Question

A line DE is drawn parallel to base BC of $\mathrm{△}ABC$, meeting AB in D and AC in at E. If ${\displaystyle \frac{AB}{BD}}=4$ and $$CE=2cm$$, find the length of AE.

Answer 1

Hint:
In this question, we need to determine the length of the side AE such that DE is drawn parallel to the side BC in the triangle ABC. For this, we will first establish the relationship between the similar triangles and then substitute the values given in the question.

Complete step by step solution:
When DE is drawn parallel to BC then, it will form two triangles namely, ABC and ADE. Following is the pictorial representation of the same.

From the above figure, in the triangles ABC and ABD,
$\mathrm{\angle }ADE=\mathrm{\angle }ABC$, alternating angles of the parallel sides are equal.
Similarly, $\mathrm{\angle }AED=\mathrm{\angle }ACB$.
Hence, by AA similarity postulate, we can say that the triangles ABC and ADE are similar to one other.
Mathematically, $△ABC\sim △ADE$.
If the triangles are similar then, the sides of both the triangles are in proportion. So, here
${\displaystyle \frac{AB}{AD}}={\displaystyle \frac{AC}{AE}}={\displaystyle \frac{DE}{BC}}$.
Here, we are continuing with only the first two terms, i.e., ${\displaystyle \frac{AB}{AD}}={\displaystyle \frac{AC}{AE}}----(i)$
Equation (i) can also be written by reciprocating the terms as:
${\displaystyle \frac{AD}{AB}}={\displaystyle \frac{AE}{AC}}----(ii)$
Now, equation (ii) can also be re-written as:
$$\begin{gathered} 1-{\displaystyle \frac{AD}{AB}}=1-{\displaystyle \frac{AE}{AC}} \\ \Rightarrow {\displaystyle \frac{AB-AD}{AB}}={\displaystyle \frac{AC-AE}{AC}}----(iii) \end{gathered}$$
As, $AB-AD=BD$ and $AC-AE=CE$ so, substituting these values in the equation (iii)
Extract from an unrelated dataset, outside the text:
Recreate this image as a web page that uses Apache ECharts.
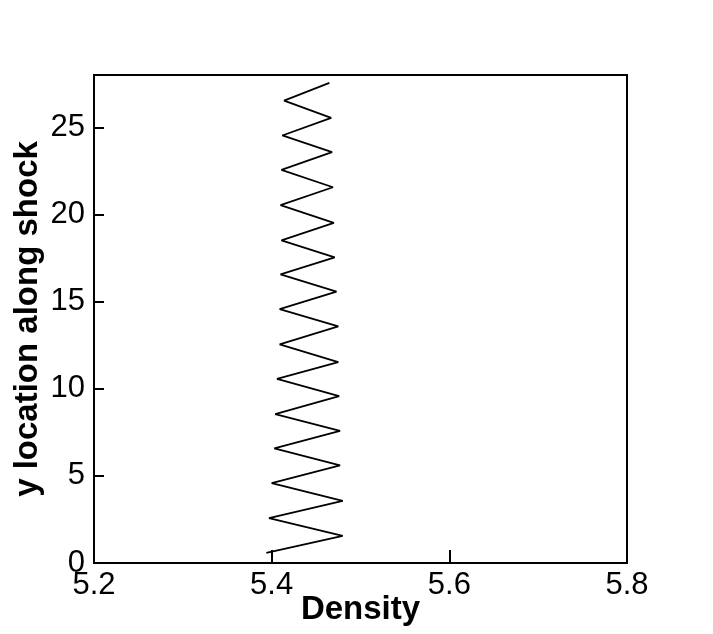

$$\begin{gathered} {\displaystyle \frac{AB-AD}{AB}}={\displaystyle \frac{AC-AE}{AC}} \\ \Rightarrow {\displaystyle \frac{BD}{AB}}={\displaystyle \frac{CE}{AC}}----(iv) \end{gathered}$$
Now, it is given that ${\displaystyle \frac{AB}{BD}}=4$ or, ${\displaystyle \frac{BD}{AB}}={\displaystyle \frac{1}{4}}$ and $CE=2$. So substituting these values in the equation (iv), we get
$$\begin{gathered} {\displaystyle \frac{BD}{AB}}={\displaystyle \frac{CE}{AC}} \\ \Rightarrow {\displaystyle \frac{1}{4}}={\displaystyle \frac{2}{AC}} \\ AC=8\text{ cm}----(v) \end{gathered}$$
Now, from the figure, we can see that the summation of AE and EC is equals to AC. So, mathematically we can write
$$\begin{gathered} AE+EC=AC \\ \Rightarrow AE=AC-EC-----(vi) \end{gathered}$$
Substituting the values from equation (v) in the equation (vi), we have the value of $AC=8cm$ and $EC=2cm$
$$\begin{gathered} AE=AC-EC \\ =8-2 \\ =6\text{ cm} \end{gathered}$$
Hence, $AE=6cm$

Note:
Students must be careful while writing the nomenclature of similar triangles. For, $△ABC\sim △ADE$ then, ${\displaystyle \frac{AB}{AD}}={\displaystyle \frac{AC}{AE}}={\displaystyle \frac{DE}{BC}}$. Here we can see that the positions of the letters (vertex) in the nomenclature of the triangles are strictly followed while writing the ratios of the sides.